10 Februari 2009

Cara Mencari Jodoh

Cara mencari jodoh mungkin hal sederhana bagi sebagian orang tapi merupakan masalah besar bagi banyak yang lain. Menjadi sederhana kalau kita memasang kriteria yang sedikit dan sederhana pula karena terburu-buru atau menerima seadanya; akan menjadi lebih sulit kalau kita menentukan dengan kriteria yang lebih banyak dan rumit karena sudah bermimpi jauh terbang ke awan. Di antara kedua kutub itu tentu ada kombinasi kriteria dan kemudahan atau kesulitan dalam mencari jodoh itu yang pada umumnya dirasakan oleh orang muda yang berharap dapat melukis masa depan nan indah dan langgeng.

Suatu kali, saya berbincang-bincang secara virtual (chatting) dengan seorang anak lelaki saya tentang berbagai hal sebagai dua orang lelaki. Bincang-bincang yang akan lebih sulit terjadi jika berhadapan langsung ini akhirnya sampai pada bagaimana cara memilih calon pasangan hidup. Sesuai dengan pengetahuan yang terbatas dan dibumbui pula dengan pengalaman pribadi sang ayah, bincang-bincang ini tentu sangat subjektif dan kurang mendalam. Saya hanya bisa menyinggung sedikit tentang akseptibilitas, toleransi, pedoman dalam agama, dan bibit-bobot-bebet. Juga sempat saya ungkapkan bahwa lewat orangtua adalah jalan yang baik. Namun dalam hati, ini tetap terasa menjadi suatu pending matter yang harus dituntaskan kemudian.
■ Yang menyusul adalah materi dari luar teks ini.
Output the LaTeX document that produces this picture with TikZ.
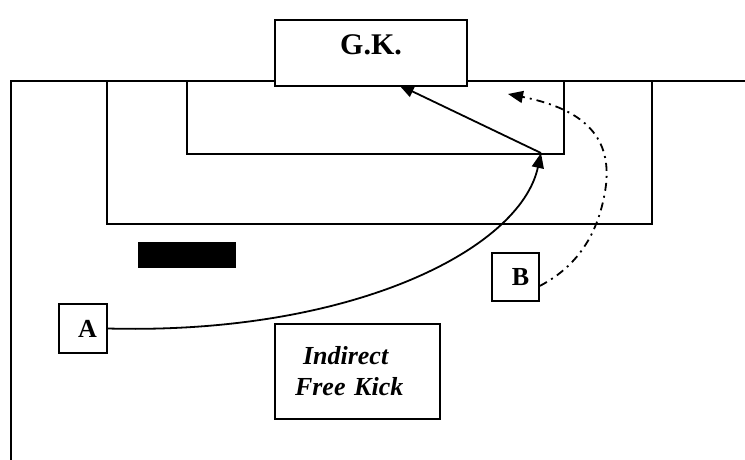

Topik ini menjadi perhatian saya kembali ketika membaca hal itu di rubrik konsultasi sebuah koran (Riau Mandiri, 8 Februari 2009). Ini nampaknya "kuno" tapi demikianlah tuntunan yang ada yang Insya Allah lebih baik dari sekedar bibit-bobot-bebet itu atau cara-cara yang lain. Untuk lebih jelasnya lebih baik saya kutipkan bagian penjelasan yang diberikan oleh H. Roudhatul Firdaus, Lc yang mudah-mudahan berguna bagi anak-anakku serta pembaca lainnya, sebagai berikut:

Menurut Islam pernikahan bukan sekadar wadah memenuhi kebutuhan biologis saja, namun lebih dari itu adalah sarana beribadah kepada Allah swt. dan sebagai satu-satunya sarana yang sah untuk menurunkan keturuanan dalam ikatan rumah tangga yang damai dan teratur.
Pernikahan juga akan mengantar manusia kepada ketentraman yang membebaskan diri dari kegelisahan dan rasa gundah gulana. Tapi sebaliknya rumah tangga akan menjadi sebuah neraka kecil apabila tegak di luar landasan Islam.
Secara umum Rasulullah saw. telah meletakkan rambu-rambu dalam menjatuhkan pilihan terhadap pasangan hidup yang ideal. Beliau bersabda: “Kalau ada yang meminang kepadamu, kamu senang pada akhlak dan agamanya, mak nikahlah dengannya karena kalau tidak demikian, akan menjadi fitnah dan kerusakan besar di muka bumi.” (Hadits riwayat Tirmidzi dan Ibnu Majah). Dalam riwayat lain disebutkan: “Wanita dinikahi karena empat perkara: karena hartanya, kemuliaannya, kecantikannya, dank arena agamanya. Maka pilihlah yang beragama, niscaya anda memperoleh keberkahan.” (Bukhari dan Muslim)
Imam al-Ghazali berpendapat bahwa seseorang yang berniat menikah hendaknya mengutus kurier yang jujur dan dapat dipercaya untuk meneliti akhlaq dan tabiat orang yang akan dijadikan sebagai suami/isteri. Beliau berkata: “Perhatikan bagaimana agamanya, pendiriannya, budi pekertinya, kejujurannya, keluarga dekat pengasuh di rumahnya. Begitu pula dengan ketekunannya dalam shalat berjamaah dan kejujurannya dalam berjual-beli serta di tempat bekerja dan hendaklah dititikberatkan pada agamanya, bukan hartanya.”
Saran kami, anda perlu melibatkan keluarga dan orang-orang terpercaya untuk membantu anda dalam menentukan pilihan. Jika anda menentukan pilihan melalui pacaran, dikhawatirkan anda akan terjebak dalam permainan emosional dan irrasional sesaat. Wallahu a’lam.

Mudah-mudahan ini manfaat dan Allah meridhoi kita semua.